Not Here by Hieu Minh Nguyen

— Alexandra d’Abbadie

Two epigraphs announce Hieu Minh Nguyen’s credo in Not Here. The lines of verse are worth quoting in full: Jorie Graham’s “This is / what the living do: go in.”, Jason Shinder’s “Let me keep on describing things to be sure they happened.” Not Here masticates life and spits it out in glorious rhythm and rhyme. thirty-nine poems grapple with the poet’s familial, cultural, historical and sexual existence, the space he carves in order to live.

I bit his lip
                              & the ash spat back
                                                            my grandmother’s bones

I rose from his lap
                              & the dirt sunk
                                                            a hundred years.

I lay in his bed
                              & watched everyone
                                                            fall into their mothers.

— ‘White Boy Time Machine: Instruction Manual’

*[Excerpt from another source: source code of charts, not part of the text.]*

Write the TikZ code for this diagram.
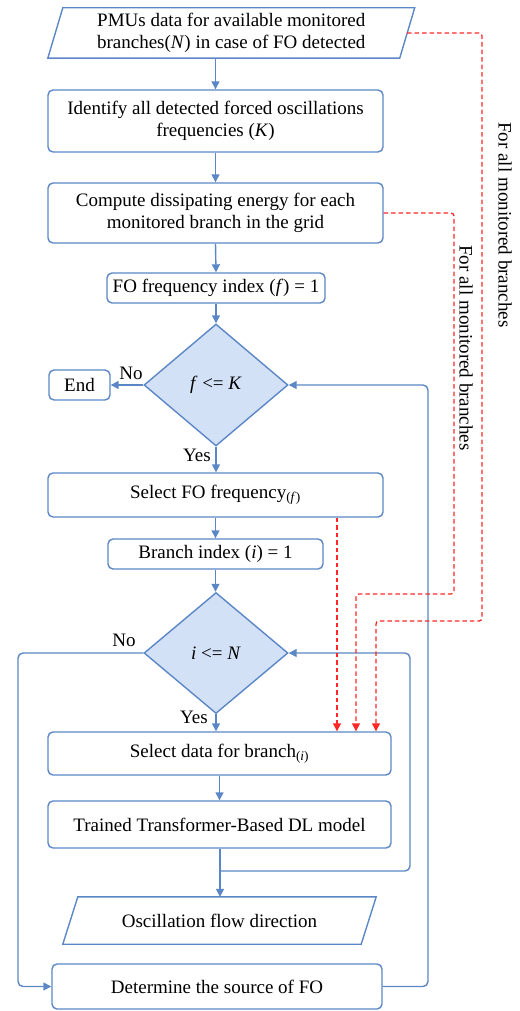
\documentclass[tikz,border=0pt]{standalone}
\usepackage{fontspec}
\setmainfont{Liberation Serif}
\usetikzlibrary{arrows.meta,shapes.geometric,calc}

\definecolor{flowblue}{HTML}{5B87C6}
\definecolor{decfill}{HTML}{D3E1F7}
\definecolor{flowred}{HTML}{FF2828}
\newcommand\flowfont{\fontsize{19}{22.5}\selectfont}

\begin{document}
\begin{tikzpicture}[x=1pt,y=-1pt,
  flowline/.style={draw=flowblue, line width=1.4pt},
  stepbox/.style={flowline, rounded corners=5pt, align=center, inner sep=0pt, font=\flowfont},
  iobox/.style={align=center, inner sep=0pt, font=\flowfont},
  decision/.style={flowline, diamond, fill=decfill, inner sep=0pt, font=\flowfont},
  flowarrow/.style={flowline, -{Triangle[length=8pt,width=8pt]}},
  looparrow/.style={flowarrow, rounded corners=5pt},
  redarrow/.style={draw=flowred, line width=1.3pt, dash pattern=on 4.5pt off 3pt,
    rounded corners=3pt, -{Triangle[length=8pt,width=8pt]}},
  lbl/.style={font=\flowfont, inner sep=0pt},
  sidelbl/.style={font=\flowfont, inner sep=0pt, rotate=-90}]
\useasboundingbox (0,0) rectangle (519,1011);

% process steps
\node[iobox, minimum width=351.5pt, minimum height=50pt] (pmu) at (231.25,33)
  {PMUs data for available monitored\\branches(\textit{N}) in case of FO detected};
\draw[flowline] ($(pmu.south west)+(-7.5,0)$) -- ($(pmu.south east)+(-7.5,0)$)
  -- ($(pmu.north east)+(7.5,0)$) -- ($(pmu.north west)+(7.5,0)$) -- cycle;

\node[stepbox, minimum width=335pt, minimum height=62pt] (ident) at (215.5,121)
  {Identify all detected forced oscillations\\frequencies (\textit{K})};
\node[stepbox, minimum width=335pt, minimum height=60pt] (energy) at (215.5,213)
  {Compute dissipating energy for each\\monitored branch in the grid};
\node[stepbox, minimum width=218pt, minimum height=30pt] (fidx) at (216,288)
  {FO frequency index (\textit{f}) = 1};
\node[decision, minimum width=144pt, minimum height=122pt] (fdec) at (216,385)
  {\textit{f} <= \textit{K}};
\node[stepbox, minimum width=61pt, minimum height=30pt] (fin) at (79.5,385) {End};
\node[stepbox, minimum width=335pt, minimum height=44pt] (selfreq) at (215.5,495)
  {Select FO frequency\textsubscript{(\textit{f})}};
\node[stepbox, minimum width=215pt, minimum height=30pt] (bidx) at (215.5,554)
  {Branch index (\textit{i}) = 1};
\node[decision, minimum width=144pt, minimum height=121pt] (idec) at (216,653)
  {\textit{i} <= \textit{N}};
\node[stepbox, minimum width=343pt, minimum height=43pt] (seldata) at (219.5,753.5)
  {Select data for branch\textsubscript{(\textit{i})}};
\node[stepbox, minimum width=343pt, minimum height=47pt] (model) at (219.5,824.5)
  {Trained Transformer-Based DL model};
\coordinate (merge) at (220,871);
\node[iobox, minimum width=298pt, minimum height=47pt] (flow) at (219.5,920.5)
  {Oscillation flow direction};
\draw[flowline] ($(flow.south west)+(-7.5,0)$) -- ($(flow.south east)+(-7.5,0)$)
  -- ($(flow.north east)+(7.5,0)$) -- ($(flow.north west)+(7.5,0)$) -- cycle;
\node[stepbox, minimum width=330pt, minimum height=45pt] (source) at (217,986.5)
  {Determine the source of FO};

% main flow
\draw[flowarrow] (ident.north |- pmu.south) -- (ident.north);
\draw[flowarrow] (ident.south) -- (energy.north);
\draw[flowarrow] (energy.south) -- (fidx.north);
\draw[flowarrow] (fidx.south) -- (fdec.north);
\draw[flowarrow] (fdec.west) -- (fin.east);
\draw[flowarrow] (fdec.south) -- (selfreq.north -| fdec.south);
\draw[flowarrow] (selfreq.south) -- (bidx.north);
\draw[flowarrow] (bidx.south) -- (idec.north -| bidx.south);
\draw[flowarrow] (idec.south) -- (seldata.north -| idec.south);
\draw[flowarrow] (seldata.south) -- (model.north);
\draw[flowline] (model.south -| merge) -- (merge);
\draw[flowarrow] (merge) -- (flow.north -| merge);

% loops
\draw[looparrow] (merge) -- (410,871) -- (410,653) -- (idec.east);
\draw[looparrow] (idec.west) -- (18,653) -- (18,986.5) -- (source.west);
\draw[looparrow] (source.east) -- (428,986.5) -- (428,385) -- (fdec.east);

% branch labels
\node[lbl] at (131,373) {No};
\node[lbl] at (197,455) {Yes};
\node[lbl] at (124,640) {No};
\node[lbl] at (194,717) {Yes};

% data feeds into branch selection
\coordinate (feedA) at (376,0);
\coordinate (feedB) at (356,0);
\coordinate (feedC) at (337,0);
\draw[redarrow] (pmu.east) -- (482,33) -- (482,621) -- (376,621) -- (feedA |- seldata.north);
\draw[redarrow] (energy.east) -- (454,213) -- (454,594) -- (356,594) -- (feedB |- seldata.north);
\draw[redarrow] (feedC |- selfreq.south) -- (feedC |- seldata.north);

\node[sidelbl] at (505,225) {For all monitored branches};
\node[sidelbl] at (466,348) {For all monitored branches};
\end{tikzpicture}
\end{document}
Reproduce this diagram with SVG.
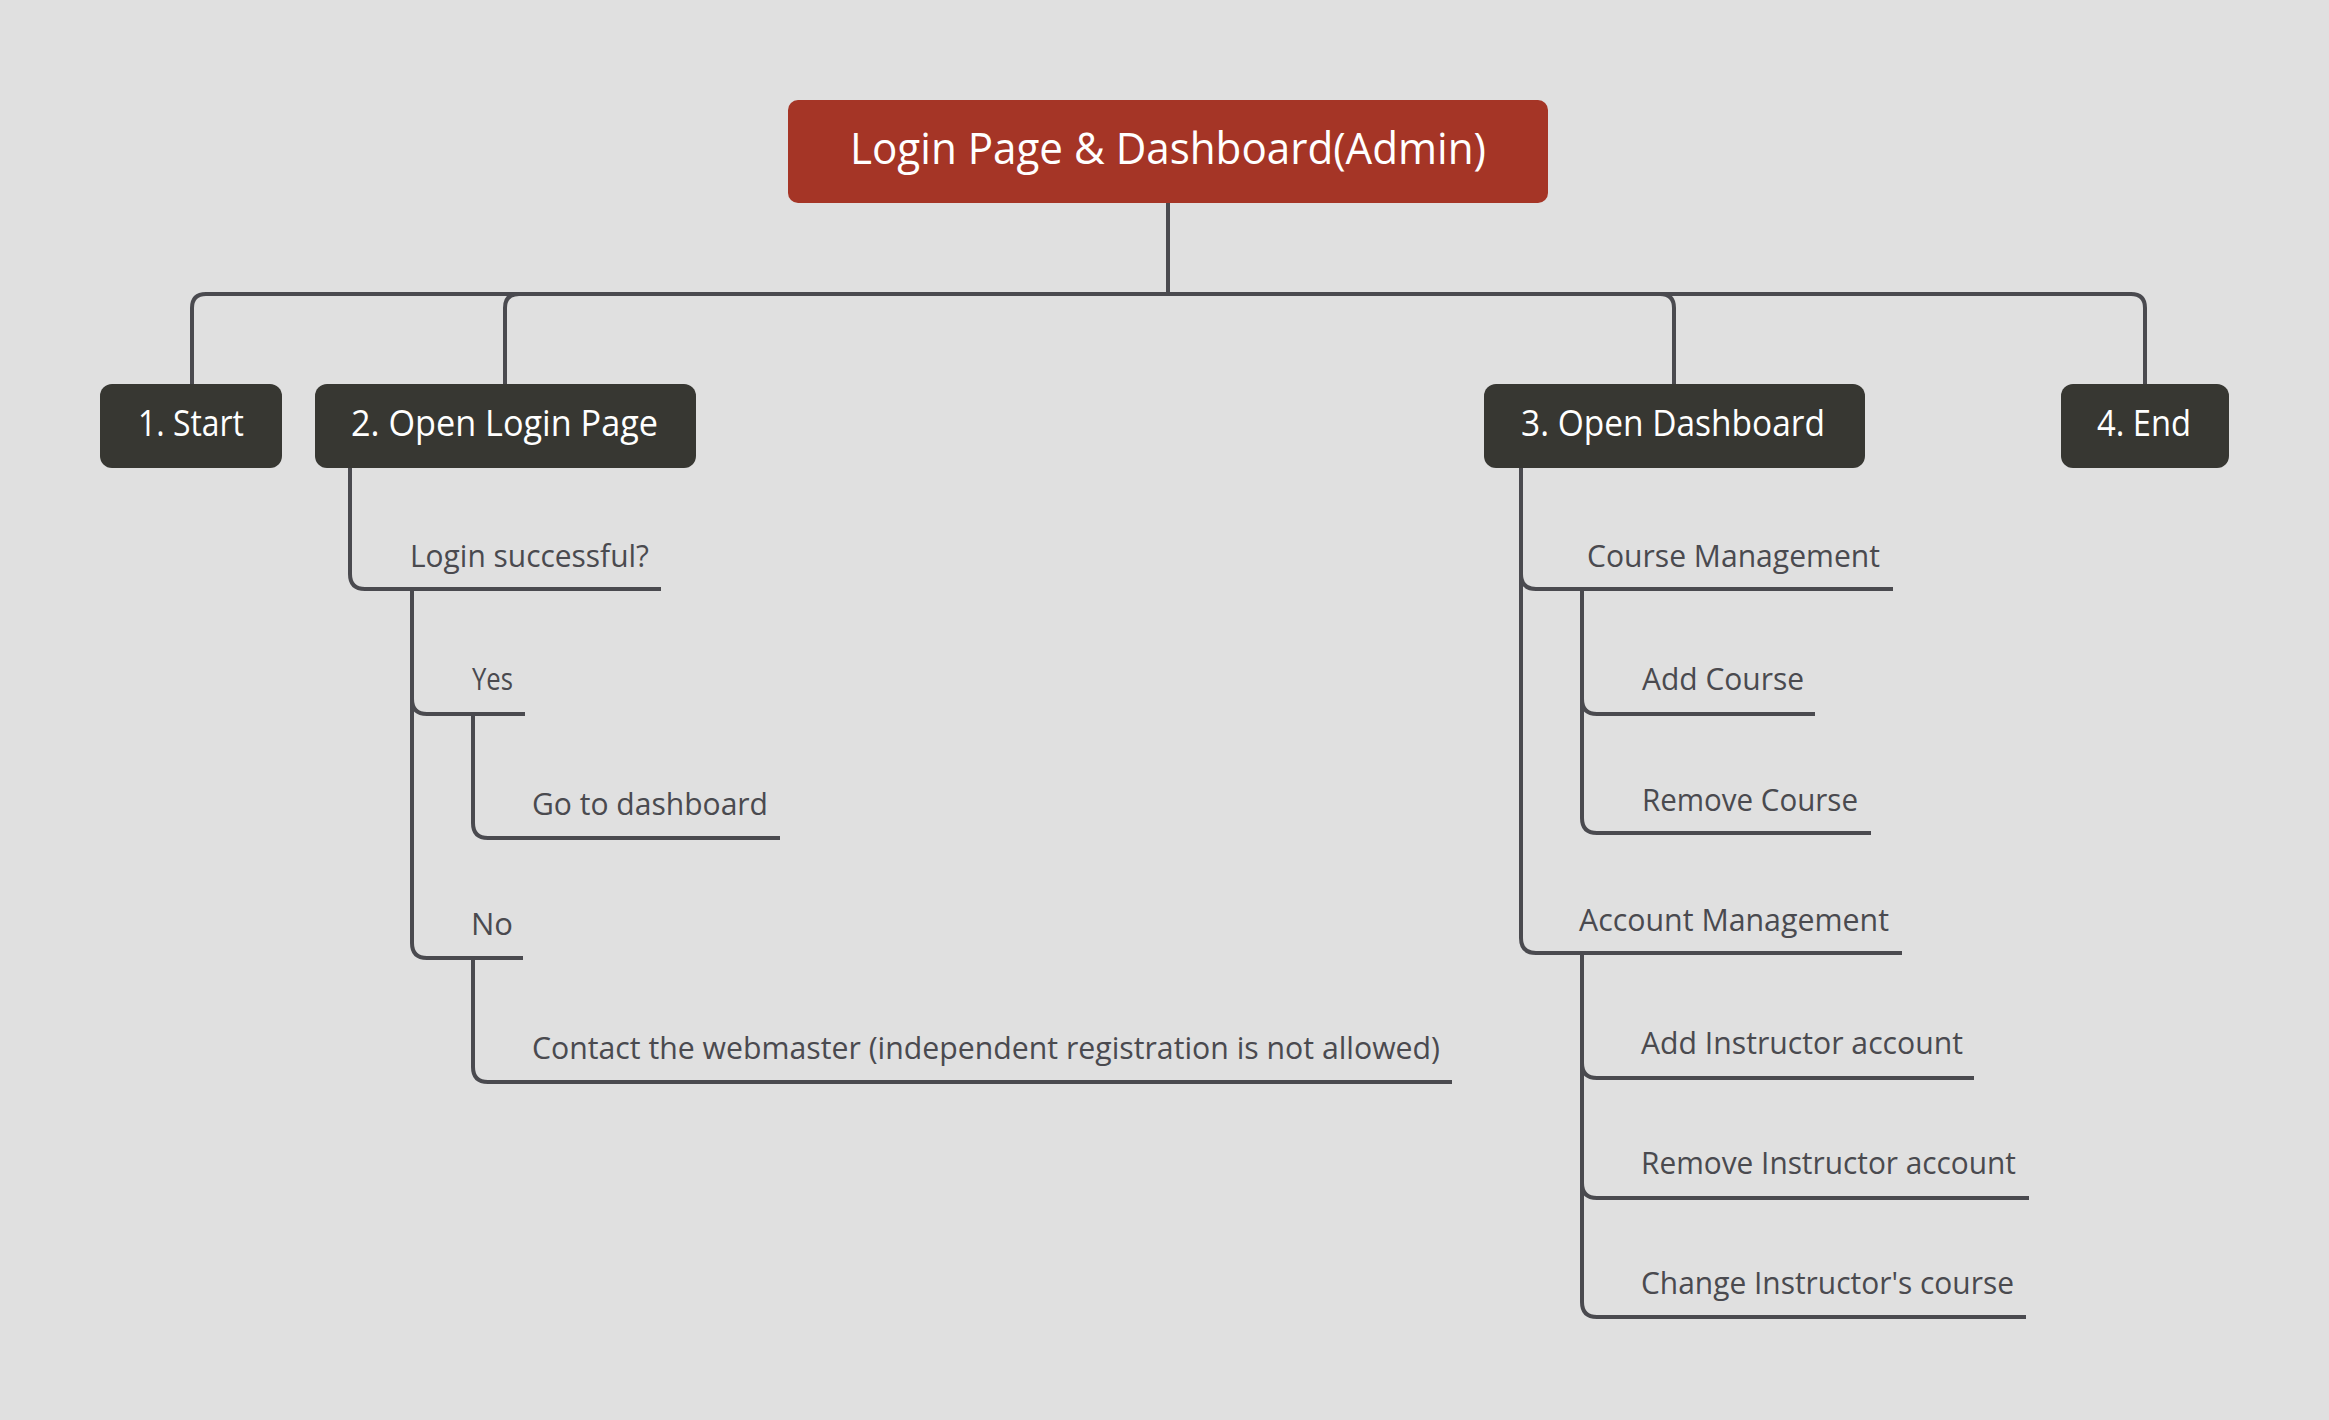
<svg xmlns="http://www.w3.org/2000/svg" width="2329" height="1420" viewBox="0 0 2329 1420">
<style>
.bg{fill:#e0e0e0}
.root{fill:#a53526}
.main{fill:#373732}
.rt{font-family:"Open Sans","Noto Sans","Liberation Sans",sans-serif;font-size:43px;fill:#ffffff}
.mt{font-family:"Open Sans","Noto Sans","Liberation Sans",sans-serif;font-size:36px;fill:#ffffff}
.st{font-family:"Open Sans","Noto Sans","Liberation Sans",sans-serif;font-size:31px;fill:#4a4a4f}
.ln{fill:none;stroke:#4a4a4f;stroke-width:4}
</style>
<rect class="bg" x="0" y="0" width="2329" height="1420"/>
<g id="connectors">
<path class="ln" d="M1168 203 V294"/>
<path class="ln" d="M192 384 V308 Q192 294 206 294 H2131 Q2145 294 2145 308 V384"/>
<path class="ln" d="M505 384 V308 Q505 294 519 294"/>
<path class="ln" d="M1674 384 V308 Q1674 294 1660 294"/>
<path class="ln" d="M350 468 V574 Q350 589 365 589 H398"/>
<path class="ln" d="M412 589 V699 Q412 714 427 714 H460"/>
<path class="ln" d="M412 589 V943 Q412 958 427 958 H461"/>
<path class="ln" d="M473 714 V823 Q473 838 488 838 H522"/>
<path class="ln" d="M473 958 V1067 Q473 1082 488 1082 H522"/>
<path class="ln" d="M1521 468 V574 Q1521 589 1536 589 H1568"/>
<path class="ln" d="M1521 468 V938 Q1521 953 1536 953 H1568"/>
<path class="ln" d="M1582 589 V699 Q1582 714 1597 714 H1631"/>
<path class="ln" d="M1582 589 V818 Q1582 833 1597 833 H1631"/>
<path class="ln" d="M1582 953 V1063 Q1582 1078 1597 1078 H1630"/>
<path class="ln" d="M1582 953 V1183 Q1582 1198 1597 1198 H1630"/>
<path class="ln" d="M1582 953 V1302 Q1582 1317 1597 1317 H1630"/>
</g>
<g id="root">
<rect class="root" x="788" y="100" width="760" height="103" rx="10"/>
<text class="rt" x="850" y="164" textLength="636" lengthAdjust="spacingAndGlyphs">Login Page &amp; Dashboard(Admin)</text>
</g>
<g id="n1">
<rect class="main" x="100" y="384" width="182" height="84" rx="12"/>
<text class="mt" x="138" y="436" textLength="106" lengthAdjust="spacingAndGlyphs">1. Start</text>
</g>
<g id="n2">
<rect class="main" x="315" y="384" width="381" height="84" rx="12"/>
<text class="mt" x="351" y="436" textLength="307" lengthAdjust="spacingAndGlyphs">2. Open Login Page</text>
</g>
<g id="n3">
<rect class="main" x="1484" y="384" width="381" height="84" rx="12"/>
<text class="mt" x="1521" y="436" textLength="304" lengthAdjust="spacingAndGlyphs">3. Open Dashboard</text>
</g>
<g id="n4">
<rect class="main" x="2061" y="384" width="168" height="84" rx="12"/>
<text class="mt" x="2097" y="436" textLength="94" lengthAdjust="spacingAndGlyphs">4. End</text>
</g>
<g id="s-login">
<text class="st" x="410" y="567" textLength="239" lengthAdjust="spacingAndGlyphs">Login successful?</text>
<path class="ln" d="M398 589 H661"/>
</g>
<g id="s-yes">
<text class="st" x="472" y="690" textLength="41" lengthAdjust="spacingAndGlyphs">Yes</text>
<path class="ln" d="M460 714 H525"/>
</g>
<g id="s-go">
<text class="st" x="532" y="815" textLength="236" lengthAdjust="spacingAndGlyphs">Go to dashboard</text>
<path class="ln" d="M522 838 H780"/>
</g>
<g id="s-no">
<text class="st" x="471" y="935" textLength="42" lengthAdjust="spacingAndGlyphs">No</text>
<path class="ln" d="M461 958 H523"/>
</g>
<g id="s-contact">
<text class="st" x="532" y="1059" textLength="908" lengthAdjust="spacingAndGlyphs">Contact the webmaster (independent registration is not allowed)</text>
<path class="ln" d="M522 1082 H1452"/>
</g>
<g id="s-course">
<text class="st" x="1587" y="567" textLength="293" lengthAdjust="spacingAndGlyphs">Course Management</text>
<path class="ln" d="M1568 589 H1893"/>
</g>
<g id="s-addcourse">
<text class="st" x="1642" y="690" textLength="162" lengthAdjust="spacingAndGlyphs">Add Course</text>
<path class="ln" d="M1631 714 H1815"/>
</g>
<g id="s-removecourse">
<text class="st" x="1642" y="811" textLength="216" lengthAdjust="spacingAndGlyphs">Remove Course</text>
<path class="ln" d="M1631 833 H1871"/>
</g>
<g id="s-account">
<text class="st" x="1579" y="931" textLength="310" lengthAdjust="spacingAndGlyphs">Account Management</text>
<path class="ln" d="M1568 953 H1902"/>
</g>
<g id="s-addinstr">
<text class="st" x="1641" y="1054" textLength="322" lengthAdjust="spacingAndGlyphs">Add Instructor account</text>
<path class="ln" d="M1630 1078 H1974"/>
</g>
<g id="s-removeinstr">
<text class="st" x="1641" y="1174" textLength="375" lengthAdjust="spacingAndGlyphs">Remove Instructor account</text>
<path class="ln" d="M1630 1198 H2029"/>
</g>
<g id="s-change">
<text class="st" x="1641" y="1294" textLength="373" lengthAdjust="spacingAndGlyphs">Change Instructor's course</text>
<path class="ln" d="M1630 1317 H2026"/>
</g>
</svg>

Obvious, but worth stating: this is a poet who knows how his words should look on the page; how the dissonance between experience and language is physically manifested, so that each line of verse is a reckoning; how language itself enacts spatial placement—take ‘dírt súnk / a húndred yéars’, for instance, a spondee and two iambs. Look how the vowels here pull you down, the guttural ‘unk’ solidifying into the (literal) drawn out ‘years’. How the speaker’s living and rising into love (‘I rose from his lap’) wrestles with history, with trauma, a two-way stretch of self.

Cover features a background image of trees and shrubland, with an abstarct dodecahedron floating in the foregound.
Coffee House Press  |  2018  |  120 pp

Not Here will be loved, sticky-taped copies will adorn many collections. Like Ocean Vuong, the violent intensity of the poet’s life finds precise, piercing articulation in his art. His verse is memorable, quotable but in a way that’ll give you pause. You don’t just throw his lines out there, for they are painful, devastating even—take this section, for instance, from ‘Again, Let Me Tell You What I know About Trust’: I guess I’m trying to understand what makes a man / carry guilt the same way he would a bat […] Till this day every headlight is a lullaby / Imagine: waking up, but this time it isn’t your father / in the driver’s seat, but a man who holds your head / to his lap until your breath is a song pulled from his skin / how just like your father, even when you begged / wouldn’t take you home, not until he was ready to be alone.

I wondered what it would be like, to hear these lines read out loud. A quick search on YouTube and I see that 80,000 people have seen Nguyen read ‘Notes on Staying’. Another 44,000 have watched his delivery of ‘Haunt Me’. You can’t talk about being ‘moved’ or ‘touched’ at this stage. He’s reached it, the sublime.